The Federal Trade Commission (FTC) put measures in place to block a merger between Sysco Corp. and U.S. Foods. However, Sysco filed a memorandum showing their opposition to the FTC motion. A hearing takes place on May 5, where a Federal District Court will hear from both the FTC and Sysco. Sysco is upset about the FTC’s block and will try to make their case that the merger actually evens out competition in the food distribution industry.
There are several things that Sysco plans to argue during the hearing. The first point is that there is not currently a broadline food distribution service for customers in the U.S and competition would still remain even. Currently, customers can choose from a variety of distribution services, including cash-and-carry and specialty distributors. The FTC argued that the Sysco U.S. Foods merger could drastically skew some competitive markets, citing that they would have 100 percent market share in San Diego. Sysco argues this simply isn’t true.
Another important point that Sysco intends to make during the hearing is that the merger will allow the combined company to become more efficient, saving as much as $600 million. This would allow them to reduce customer prices; not raise them due to monopoly conditions. They argue that the merger would make the food distribution market even more competitive.
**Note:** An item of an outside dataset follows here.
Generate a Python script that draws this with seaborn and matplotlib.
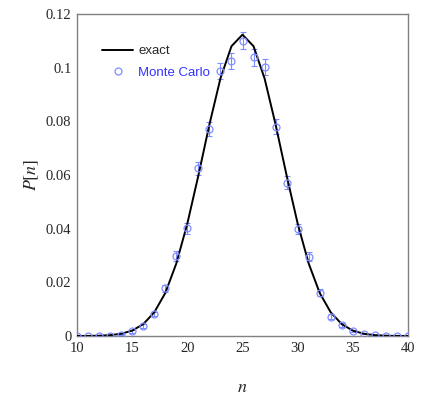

Sysco’s President, Bill DeLaney, said, “We look forward to presenting all of the facts in court and ultimately, through this merger, delivering better service at a lower cost through a more efficient, innovative, and competitive combined company.” However, the FTC did not place the block on the merger haphazardly; they are just doing their part to ensure that no company gets so large that others cannot compete. Competition is essential in keeping costs low for customers and strengthening the U.S. economy.